お見合いのさなか、お見合い相手である社長令嬢(北原紗英)が昏倒し、死亡する事件が発生する。死因はフグ毒だった。当初、明智はマリアの仕業と睨むが、真相を追うと犯人は明智の命を狙った別の人物であることが発覚。その計画を事前に察知したマリアは「愛する人」を守るために料亭に潜入したのだった。犯人によって小屋に閉じ込められ、火を放たれる明智。苺は炎上する小屋から明智を救おうとするも、恐怖で足がすくんで中には入れず。が、そこに現れたマリアは臆することなく火の海へと飛び込み、明智を救出する。炎の中で口づけを交わす2人。苺はそれを傍観することしかできなかった…というもの。

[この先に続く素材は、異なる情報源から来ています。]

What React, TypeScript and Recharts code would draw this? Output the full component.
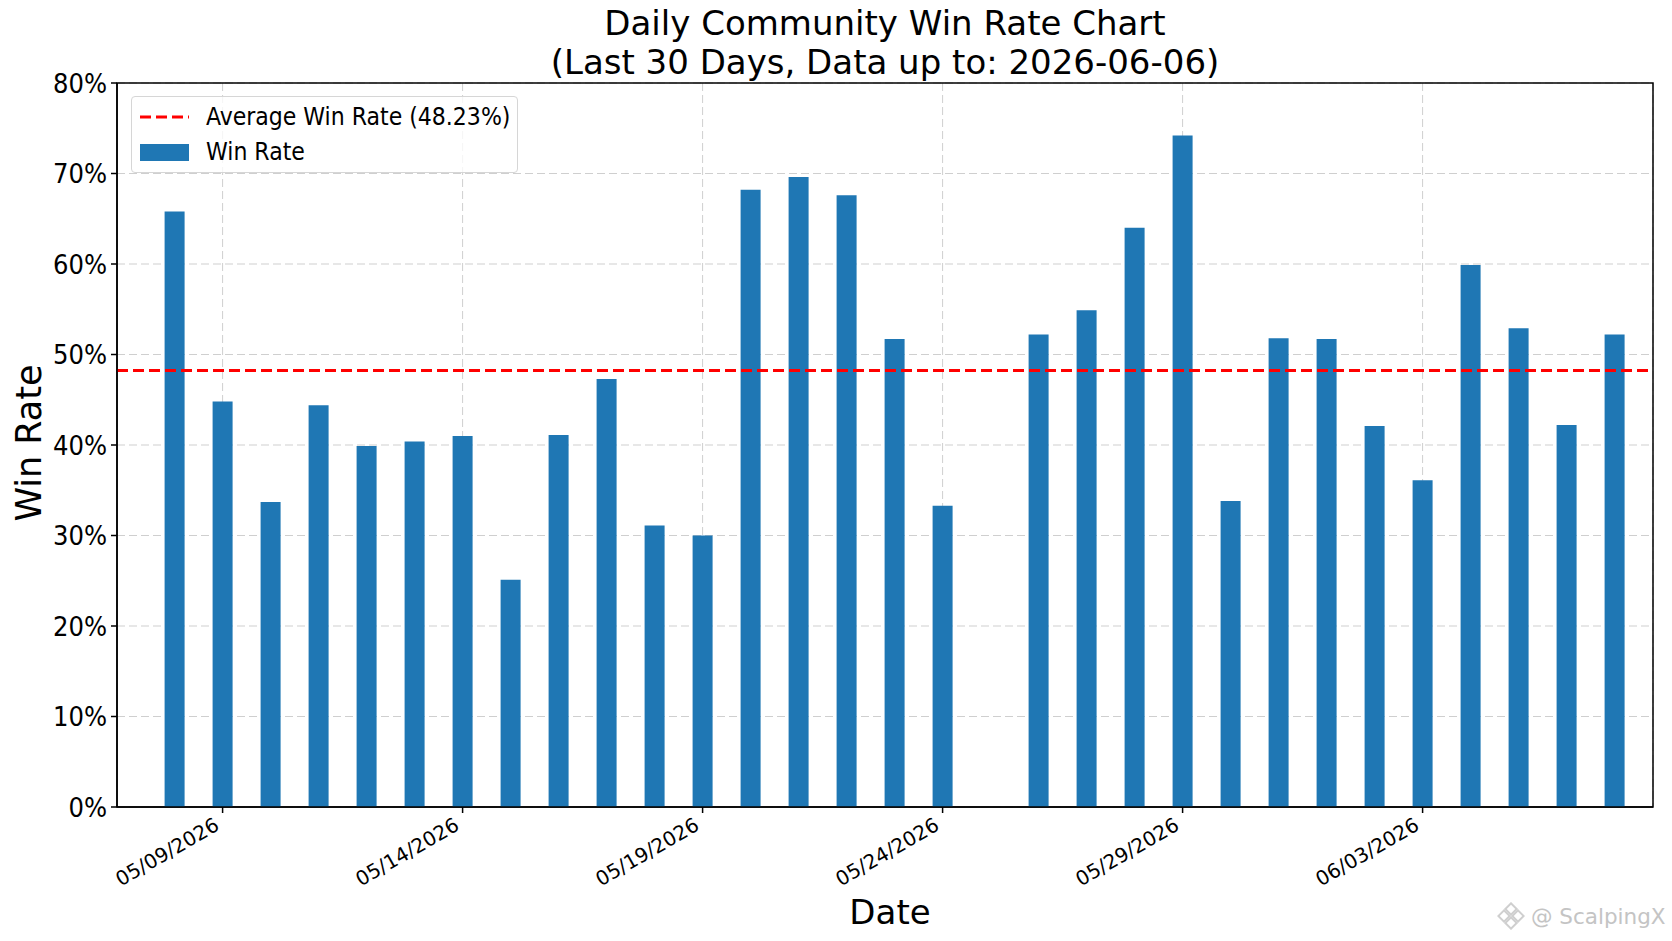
import {
  ComposedChart,
  Bar,
  XAxis,
  YAxis,
  CartesianGrid,
  ReferenceLine,
  ReferenceArea,
  Legend,
} from "recharts";

const dates = [
  "05/08/2026", "05/09/2026", "05/10/2026", "05/11/2026", "05/12/2026",
  "05/13/2026", "05/14/2026", "05/15/2026", "05/16/2026", "05/17/2026",
  "05/18/2026", "05/19/2026", "05/20/2026", "05/21/2026", "05/22/2026",
  "05/23/2026", "05/24/2026", "05/25/2026", "05/26/2026", "05/27/2026",
  "05/28/2026", "05/29/2026", "05/30/2026", "05/31/2026", "06/01/2026",
  "06/02/2026", "06/03/2026", "06/04/2026", "06/05/2026", "06/06/2026",
  "06/07/2026",
];

// win rate in %, null = no trades that day
const winRates = [
  65.8, 44.8, 33.7, 44.4, 39.9, 40.4, 41.0, 25.1, 41.1, 47.3,
  31.1, 30.0, 68.2, 69.6, 67.6, 51.7, 33.3, null, 52.2, 54.9,
  64.0, 74.2, 33.8, 51.8, 51.7, 42.1, 36.1, 59.9, 52.9, 42.2,
  52.2,
];

const tickDates = [
  "05/09/2026", "05/14/2026", "05/19/2026", "05/24/2026", "05/29/2026", "06/03/2026",
];
const yTicks = [0, 10, 20, 30, 40, 50, 60, 70, 80];
const AVERAGE = 48.23;

const data = dates.map((date, i) => ({ x: i, date, rate: winRates[i] }));
const xTicks = tickDates.map((d) => dates.indexOf(d));
const X_DOMAIN: [number, number] = [-1.2, 30.8];
const Y_DOMAIN: [number, number] = [0, 80];

const FONT = "'DejaVu Sans', sans-serif";
const COND = "'DejaVu Sans Condensed', 'DejaVu Sans', sans-serif";

function XTick({ x, y, payload }: any) {
  const ax = x - 2;
  const ay = y + 14;
  return (
    <text
      x={ax}
      y={ay}
      textAnchor="end"
      transform={`rotate(-30, ${ax}, ${ay})`}
      fontSize={20}
      fontFamily={FONT}
      fill="#000"
    >
      {dates[payload.value]}
    </text>
  );
}

function LegendBox() {
  return (
    <div
      style={{
        width: 385,
        height: 75,
        border: "1px solid #d6d6d6",
        borderRadius: 4,
        background: "rgba(255,255,255,0.8)",
        fontFamily: COND,
        fontSize: 24.5,
        color: "#000",
        position: "relative",
      }}
    >
      <svg width={60} height={75} style={{ position: "absolute", left: 0, top: 0 }}>
        <line x1={8} x2={57} y1={20} y2={20} stroke="#ff0000" strokeWidth={3} strokeDasharray="11 5" />
        <rect x={8} y={47} width={49} height={17} fill="#1f77b4" />
      </svg>
      <div style={{ position: "absolute", left: 74, top: 4, lineHeight: "32px", whiteSpace: "nowrap" }}>
        Average Win Rate ({AVERAGE}%)
      </div>
      <div style={{ position: "absolute", left: 74, top: 39, lineHeight: "32px", whiteSpace: "nowrap" }}>
        Win Rate
      </div>
    </div>
  );
}

export default function App() {
  return (
    <div
      style={{
        position: "absolute",
        left: 0,
        top: 0,
        width: 1672,
        height: 941,
        background: "#fff",
        fontFamily: FONT,
        color: "#000",
      }}
    >
      <div
        style={{
          position: "absolute",
          left: 117,
          width: 1536,
          top: 4,
          textAlign: "center",
          fontSize: 34,
          lineHeight: "39px",
        }}
      >
        Daily Community Win Rate Chart
        <br />
        (Last 30 Days, Data up to: 2026-06-06)
      </div>

      <ComposedChart
        width={1672}
        height={941}
        data={data}
        margin={{ top: 83, right: 19, bottom: 54, left: 37 }}
      >
        <CartesianGrid stroke="#cfcfcf" strokeDasharray="8 4" strokeWidth={1} />
        <XAxis
          dataKey="x"
          type="number"
          domain={X_DOMAIN}
          ticks={xTicks}
          interval={0}
          height={80}
          allowDataOverflow
          tick={<XTick />}
          tickSize={6}
          tickLine={{ stroke: "#000", strokeWidth: 1.5 }}
          axisLine={{ stroke: "#000", strokeWidth: 1.5 }}
        />
        <YAxis
          domain={Y_DOMAIN}
          ticks={yTicks}
          interval={0}
          width={80}
          tickFormatter={(v) => `${v}%`}
          tickSize={6}
          tickMargin={4}
          tick={{ fontSize: 27, fontFamily: COND, fill: "#000" }}
          tickLine={{ stroke: "#000", strokeWidth: 1.5 }}
          axisLine={{ stroke: "#000", strokeWidth: 1.5 }}
        />
        <Bar dataKey="rate" fill="#1f77b4" barSize={20} isAnimationActive={false} />
        <ReferenceLine
          y={AVERAGE}
          stroke="#ff0000"
          strokeWidth={2.8}
          strokeDasharray="11 5"
        />
        {/* axes frame (matplotlib spines) */}
        <ReferenceArea
          x1={X_DOMAIN[0]}
          x2={X_DOMAIN[1]}
          y1={Y_DOMAIN[0]}
          y2={Y_DOMAIN[1]}
          fill="none"
          fillOpacity={0}
          stroke="#000"
          strokeWidth={1.5}
          ifOverflow="visible"
        />
        <Legend
          layout="vertical"
          align="center"
          verticalAlign="middle"
          content={() => <LegendBox />}
          wrapperStyle={{ left: 131, top: 96, width: 387, height: 77 }}
        />
      </ComposedChart>

      <div
        style={{
          position: "absolute",
          left: 29,
          top: 443,
          transform: "translate(-50%, -50%) rotate(-90deg)",
          fontSize: 35,
          whiteSpace: "nowrap",
          lineHeight: "40px",
        }}
      >
        Win Rate
      </div>
      <div
        style={{
          position: "absolute",
          left: 890,
          top: 912,
          transform: "translate(-50%, -50%)",
          fontSize: 34,
          whiteSpace: "nowrap",
          lineHeight: "40px",
        }}
      >
        Date
      </div>

      <div
        style={{
          position: "absolute",
          left: 1497,
          top: 902,
          display: "flex",
          alignItems: "center",
          gap: 6,
          color: "#c4c4c4",
          fontSize: 21.5,
          whiteSpace: "nowrap",
        }}
      >
        <svg width={28} height={28} viewBox="0 0 28 28">
          <g fill="none" stroke="#cfcfcf" strokeWidth={2}>
            <rect x={10} y={3} width={8} height={8} transform="rotate(45 14 7)" />
            <rect x={3} y={10} width={8} height={8} transform="rotate(45 7 14)" />
            <rect x={17} y={10} width={8} height={8} transform="rotate(45 21 14)" />
            <rect x={10} y={17} width={8} height={8} transform="rotate(45 14 21)" />
          </g>
        </svg>
        <span>@ ScalpingX</span>
      </div>
    </div>
  );
}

第6話は、物語中盤のクライマックスといえる波乱の内容。今回繰り広げられたのは、紛れもなく愛憎劇。ほのかな恋心を抱くが、あえて言えばまだ“その程度”にしかすぎない苺と、愛する人のためなら手段を選ばないマリアの決定的な差が如実になりましたね。苺ちゃん切ない…(泣)。炎の中でのキスシーンは、なにやら明智がダークサイドに堕ちゆく予感すら感じさせる本ドラマ屈指の名シーンでした。

相変わらず、緊張と緩和も巧みです。回を追うごとにシリアスな展開がメインになってきていますが、独特のキャラが光る刑事の高橋(佐藤寛太)や「七五三か」とツッコまずにはいられない桃子(富田望生)の着物姿が絶妙の箸休め。シリアスさに胃もたれさせない構成の上手さもこのドラマの魅力にほかなりません。

猛毒⁉フグも真っ青!マリアのささやきが心に刺さる
今回、殺人事件のキモとなったのは、フグ毒として知られる「テトロドトキシン」でした。毒性は刑事ドラマの常連・青酸カリのおよそ850倍という恐るべき猛毒です。フグは生まれつきこの毒を持っているわけではなく、摂取する食べ物のなかに含まれた毒素が徐々に体内に蓄積していくらしいです(生物濃縮という)。

そんなフグ毒以上に痺れたセリフがありました。それはマリアが言った

「愛する人との未来を守りたい」

という一言。人格はかなり歪んでいますが、こと明智への愛に関しては真っ直ぐなマリアが放つ言葉は、時として胸に突き刺さるものがあります。第6話のクライマックスシーンでは、「愛する人との未来を守りたい」と願う2人の女性の明暗が分かれます。火の海に包まれる明智、その明智を救いに行くマリア。そして私が感情移入したのは、その2人を見て立ち尽くすしかない苺でした。たとえ愛する人のためでも、自分の命をさらす行動はなかなかとれるものではありません。コロナ禍の中でも放送されているドラマ『美食探偵 明智五郎」は、マリアと苺という対照的なヒロインを通して、愛することへの覚悟と、愛をどこまで実践できるのかを問いかけているのでは…というと、深読みしすぎでしょうか。

未曽有の混乱を引き起こした新型コロナウイルス。みなが自分と自分の大切な人のために懸命に踏ん張り、その成果もあって、現在一旦は収まりを見せつつあります。ただ、あくまで一旦。ここで油断せず、大切な人のためにもうひと踏ん張りせねばと、この原稿をしたためながら考えています。